On its face, that decision seems like it would make it easier for low-income individuals to access these discounted medicines. In practice, that’s not what’s happening. IQVIA’s research shows that most individuals received “zero or close to zero” relief in out-of-pocket expenses, with stakeholders other than patients benefitting from the savings.

Where’s the 340B money going?

That is the fundamental question researchers should be trying to answer. In 2021, the difference between the list prices of drug purchases and their 340B prices — which amounted to about $50 billion — flowed to grantees, covered entities, contract pharmacies, and for-profit entities, all of whom have played their part in helping 340B grow by 24% per year since 2015.

As a pharmacist, I’m aware of how grantees and some hospitals use the difference between the discounts and the list price to subsidize needed health care services. Others along the 340B supply chain are likely doing the same. But no one knows for sure because 340B hospitals and their contract pharmacies can hide their profits from the program and how they use those profits.

In the words of one lawmaker shocked by a recent New York Times investigation into 340B activities, the program “was not meant to do what they’re doing with it.” The late Senator Orrin Hatch (R-Utah), who helped create and shape the 340B program, said in 2014 that it’s “unacceptable that inconsistent, lax oversight has allowed the 340B program to be gamed — jeopardizing its core mission of helping low-income Americans.”

What would help is if the 340B program had the transparency of programs like Medicare Part D and Medicaid. Researchers can readily obtain Medicare and Medicaid pharmacy data to study trends and public health impacts. But getting that kind of data for 340B is like trying to catch a will-o’-the-wisp, despite the fact that pharmacies have had the ability to electronically track the 340B eligibility of individual prescriptions since 2019.

It’s time for an honest conversation

The data released on 340B to date indicate there are fundamental questions about this program that need to be answered. I commend every team of researchers that has attempted to peer into 340B’s murky waters, because it is a big challenge. But it’s critical to answer these questions because, as my colleagues and I often say, good policy requires thorough research.

If hospitals, contract pharmacies, and third-party administrators have more data that can add more detail to this discussion, the research community must be given access to it so their work can restore confidence that the program is helping those it is supposed to help.
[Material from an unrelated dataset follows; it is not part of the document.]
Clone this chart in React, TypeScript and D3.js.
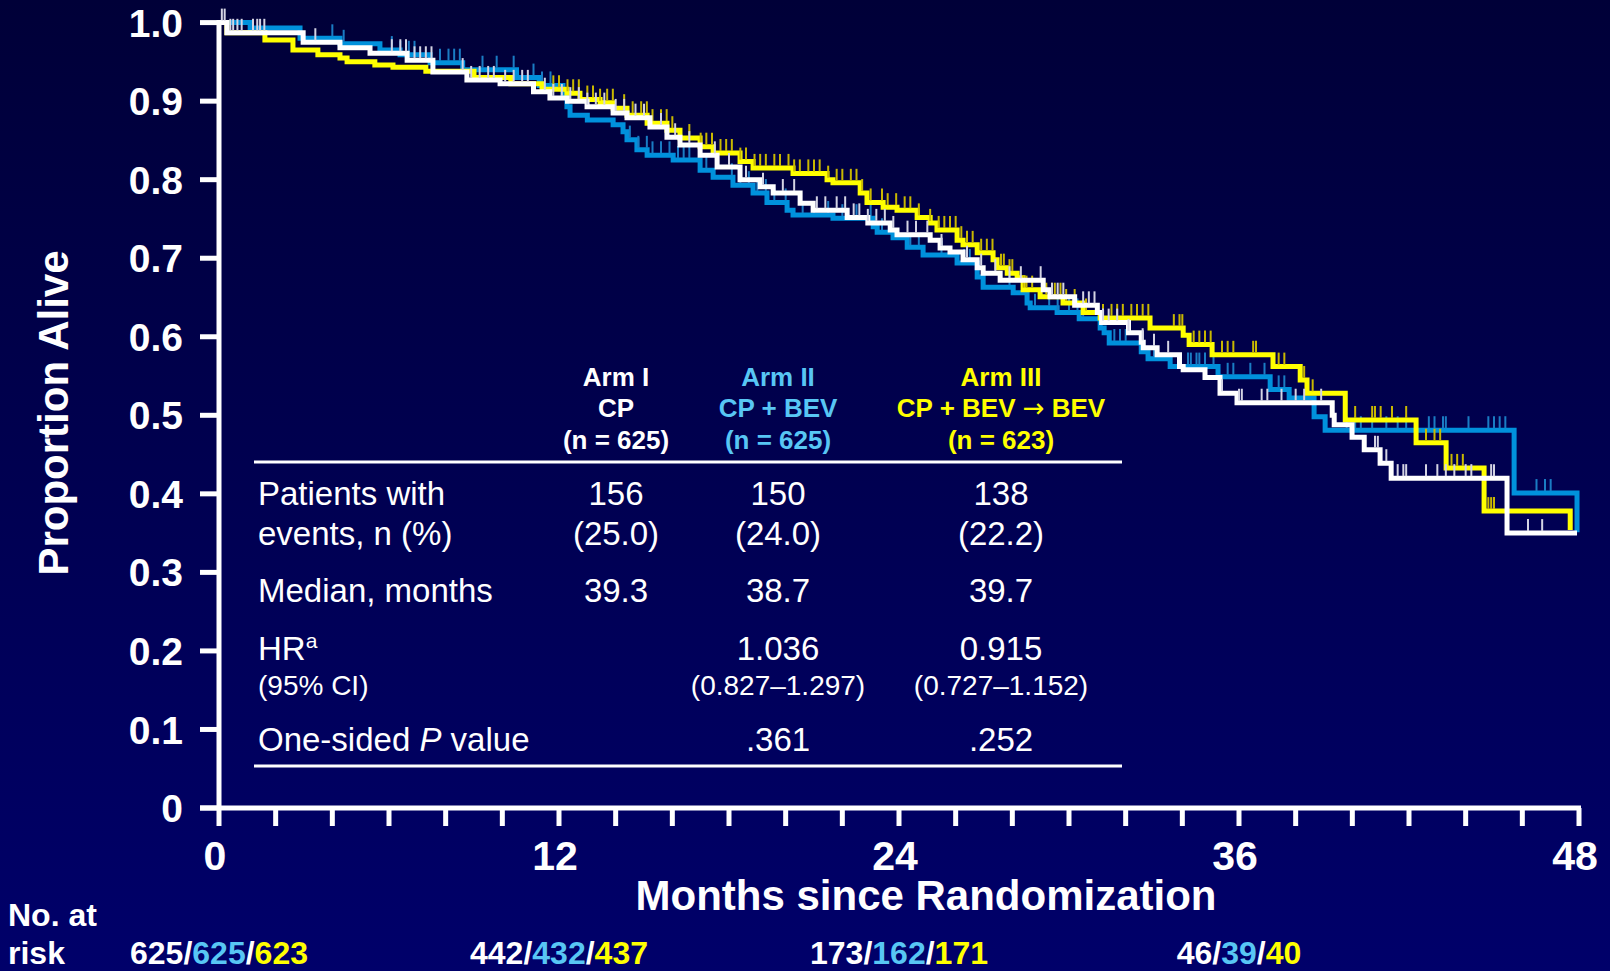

It’s time to have an honest conversation and recognize that the 340B program has grown far beyond its intended purpose. Protecting the charity care it provides requires measuring and ferreting out the profiteering the law has enabled. An important first step is more transparency into how 340B works and who is truly benefiting from it.

John Michael O’Brien is a pharmacist, the president and CEO of the National Pharmaceutical Council, a Washington, D.C.-based health policy research organization, and a senior fellow at the USC-Schaeffer Center for Health Policy and Economics.